◆ **Data extracted from a collection**:
[Begin]

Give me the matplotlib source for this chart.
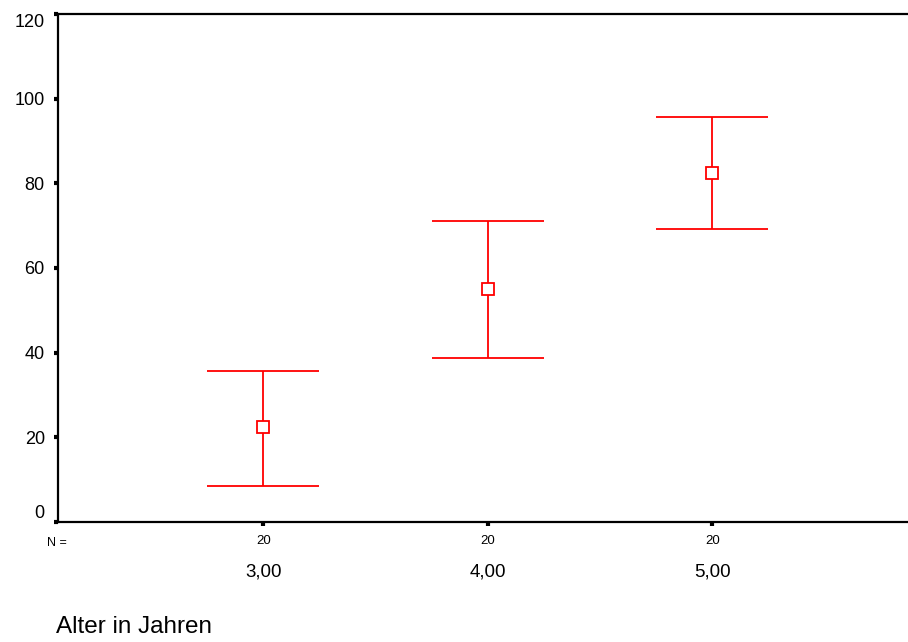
import numpy as np
import matplotlib.pyplot as plt

plt.rcParams['font.family'] = ['Liberation Sans', 'DejaVu Sans']

# data
categories = ['3,00', '4,00', '5,00']
n_counts = [20, 20, 20]
means = [22.4, 55.0, 82.4]
upper = [35.7, 71.1, 95.7]
lower = [8.5, 38.7, 69.2]
y_ticks = [0, 20, 40, 60, 80, 100, 120]


def main():
    fig = plt.figure(figsize=(9.08, 6.42), dpi=100)
    ax = fig.add_axes([58 / 908, 1 - 522 / 642, 1 - 58 / 908 + 0.002, (522 - 14) / 642])

    x = np.arange(1, len(categories) + 1)
    m = np.array(means)
    yerr = [m - np.array(lower), np.array(upper) - m]

    ax.errorbar(x, m, yerr=yerr, fmt='s', color='#ff0000', ecolor='#ff0000',
                elinewidth=1.3, capsize=40.5, capthick=1.3,
                markerfacecolor='white', markeredgecolor='#ff0000',
                markersize=8, markeredgewidth=1.3, zorder=3)

    x0 = 1 - 205 / 224
    ax.set_xlim(x0, x0 + 850 / 224)
    ax.set_ylim(0, 120)
    ax.set_yticks(y_ticks)
    ax.set_yticklabels([str(t) for t in y_ticks], fontsize=13)
    ax.set_xticks(x)
    ax.set_xticklabels([])

    ax.spines['right'].set_visible(False)
    for s in ['left', 'top', 'bottom']:
        ax.spines[s].set_linewidth(1.6)
    ax.tick_params(axis='both', direction='out', length=3, width=3, pad=6.5)
    labs = ax.get_yticklabels()
    labs[0].set_verticalalignment('bottom')
    labs[-1].set_verticalalignment('top')

    # N = row and category labels
    ax.text(x0 + 9 / 224, -4.9, 'N =', fontsize=9, ha='right', va='center', clip_on=False)
    for xi, n, cat in zip(x, n_counts, categories):
        ax.text(xi, -4.6, str(n), fontsize=9.5, ha='center', va='center', clip_on=False)
        ax.text(xi, -11.8, cat, fontsize=13.5, ha='center', va='center', clip_on=False)

    fig.text(56 / 908, 1 - 627 / 642, 'Alter in Jahren', fontsize=17.5,
             ha='left', va='center')

    fig.savefig('out.png', dpi=100)


if __name__ == "__main__":
    main()
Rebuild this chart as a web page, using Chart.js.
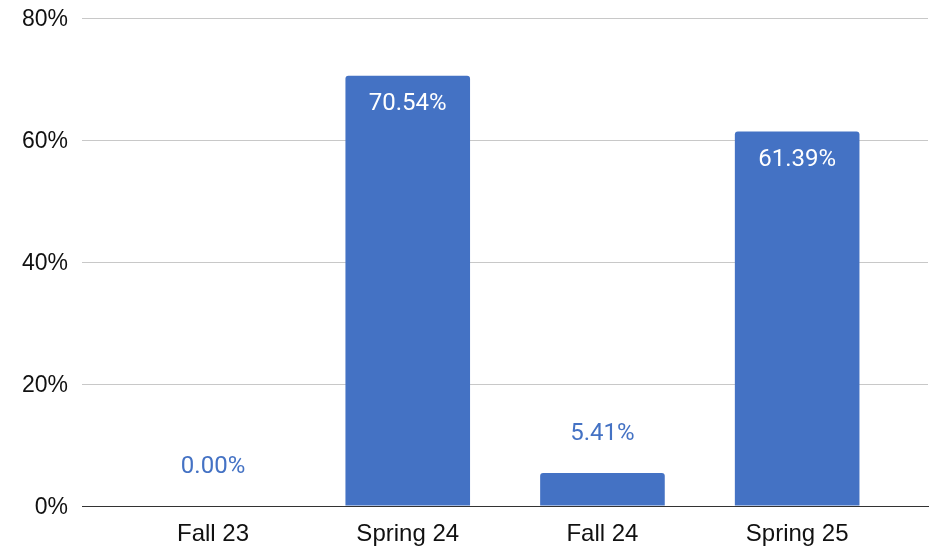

[End]

◆ **Your task**: Go through the data above and transcribe it in full, omitting any image.

◆ **Solution for this task**:
Give me the matplotlib source for this chart.
import numpy as np
import matplotlib.pyplot as plt

plt.rcParams['font.family'] = ['Liberation Sans', 'DejaVu Sans']

# data
categories = ['3,00', '4,00', '5,00']
n_counts = [20, 20, 20]
means = [22.4, 55.0, 82.4]
upper = [35.7, 71.1, 95.7]
lower = [8.5, 38.7, 69.2]
y_ticks = [0, 20, 40, 60, 80, 100, 120]


def main():
    fig = plt.figure(figsize=(9.08, 6.42), dpi=100)
    ax = fig.add_axes([58 / 908, 1 - 522 / 642, 1 - 58 / 908 + 0.002, (522 - 14) / 642])

    x = np.arange(1, len(categories) + 1)
    m = np.array(means)
    yerr = [m - np.array(lower), np.array(upper) - m]

    ax.errorbar(x, m, yerr=yerr, fmt='s', color='#ff0000', ecolor='#ff0000',
                elinewidth=1.3, capsize=40.5, capthick=1.3,
                markerfacecolor='white', markeredgecolor='#ff0000',
                markersize=8, markeredgewidth=1.3, zorder=3)

    x0 = 1 - 205 / 224
    ax.set_xlim(x0, x0 + 850 / 224)
    ax.set_ylim(0, 120)
    ax.set_yticks(y_ticks)
    ax.set_yticklabels([str(t) for t in y_ticks], fontsize=13)
    ax.set_xticks(x)
    ax.set_xticklabels([])

    ax.spines['right'].set_visible(False)
    for s in ['left', 'top', 'bottom']:
        ax.spines[s].set_linewidth(1.6)
    ax.tick_params(axis='both', direction='out', length=3, width=3, pad=6.5)
    labs = ax.get_yticklabels()
    labs[0].set_verticalalignment('bottom')
    labs[-1].set_verticalalignment('top')

    # N = row and category labels
    ax.text(x0 + 9 / 224, -4.9, 'N =', fontsize=9, ha='right', va='center', clip_on=False)
    for xi, n, cat in zip(x, n_counts, categories):
        ax.text(xi, -4.6, str(n), fontsize=9.5, ha='center', va='center', clip_on=False)
        ax.text(xi, -11.8, cat, fontsize=13.5, ha='center', va='center', clip_on=False)

    fig.text(56 / 908, 1 - 627 / 642, 'Alter in Jahren', fontsize=17.5,
             ha='left', va='center')

    fig.savefig('out.png', dpi=100)


if __name__ == "__main__":
    main()
Rebuild this chart as a web page, using Chart.js.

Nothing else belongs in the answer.